The limitations are meaningful though. Facebook Events isn't a ticketing tool, it's an RSVP tool. There's no payment processing, no QR code check-in, no attendee list you can export, and no real way to enforce capacity. Everyone who clicks "Going" is not the same as everyone who bought a ticket.

If you need to sell tickets and manage a door, Facebook Events alone won't do it.

Google Forms / manual registration

Some organisers use Google Forms or similar tools to collect registrations, paired with a bank transfer or PayPal for payment. It works, in the same way that a spreadsheet works as a database, right up until it doesn't.

The operational overhead is significant: manually matching payments to registrations, chasing people who filled in the form but didn't pay, building your own attendee list, and managing check-in on the night without any tooling. For a small informal gathering it's fine. For anything with more than a handful of attendees it becomes a liability.

What you're giving up with free tools

Your attendee data

This is the most significant trade-off and the one most organisers don't think about until it's too late.

When someone buys a ticket through Ticket HQ, their name and email address are in your dashboard. You can export them, email them, build a relationship with them. When someone RSVPs on Facebook, their data stays on Facebook, you can see who said they're coming, but you can't export it, you can't email them directly, and Facebook can change what you have access to at any time.

Your audience is your most valuable long-term asset as an organiser. A platform that owns the relationship between you and your attendees is a platform you're dependent on.

Buyer-side fees

Some "free for organisers" platforms make their money by charging buyers instead. High booking fees applied at checkout, fees the buyer didn't expect and didn't agree to when they decided to come to your event, create friction and frustration that reflects on you, not the platform.

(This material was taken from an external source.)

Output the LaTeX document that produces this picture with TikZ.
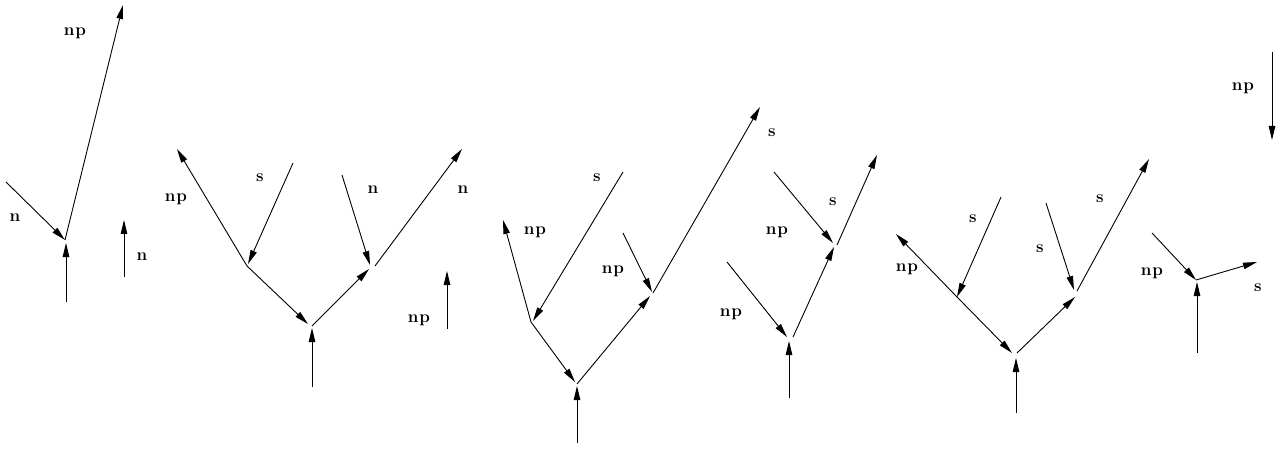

Ticket HQ's 2% fee is charged to the organiser, not added on top for the buyer. What you see in the ticket price is what the buyer pays (plus standard payment processing, which applies everywhere).

Reliability and support

Free tiers typically come with limited or no customer support. If something goes wrong the night of your event, a ticket won't scan, the system is slow, a buyer has a problem, you're on your own.

Professionalism

A Facebook RSVP and a properly ticketed event with a confirmation email, a QR code, and a named attendee list are different experiences. For many events the difference doesn't matter. For others, paid workshops, venue programming, anything where buyers are spending meaningful money, the experience of buying matters.

When free tools actually make sense

Free tools aren't the wrong choice for every situation. They make sense when:

  • Your event is free: if there's no money changing hands, a lightweight tool is often sufficient
  • Discovery is the goal: Facebook Events is genuinely good at getting your event in front of people who don't already follow you
  • It's informal and small: a casual gathering of friends or a community meetup doesn't need the infrastructure of a ticketing platform

The honest answer is that many organisers use a combination: Facebook Events for discovery and reach, Ticket HQ for actual ticket sales and door management. There's no rule that says you can only use one tool.

The actual cost of "free"

A 2% platform fee on a £20 ticket is 40p. On 100 tickets, that's £40. For that £40 you get a proper attendee list, QR code check-in, confirmation emails, sales reporting, and data you actually own.

The question isn't whether you can avoid paying for ticketing. It's whether the trade-offs of free tools are worth it for your specific event. For most paid events with more than a handful of attendees, they aren't.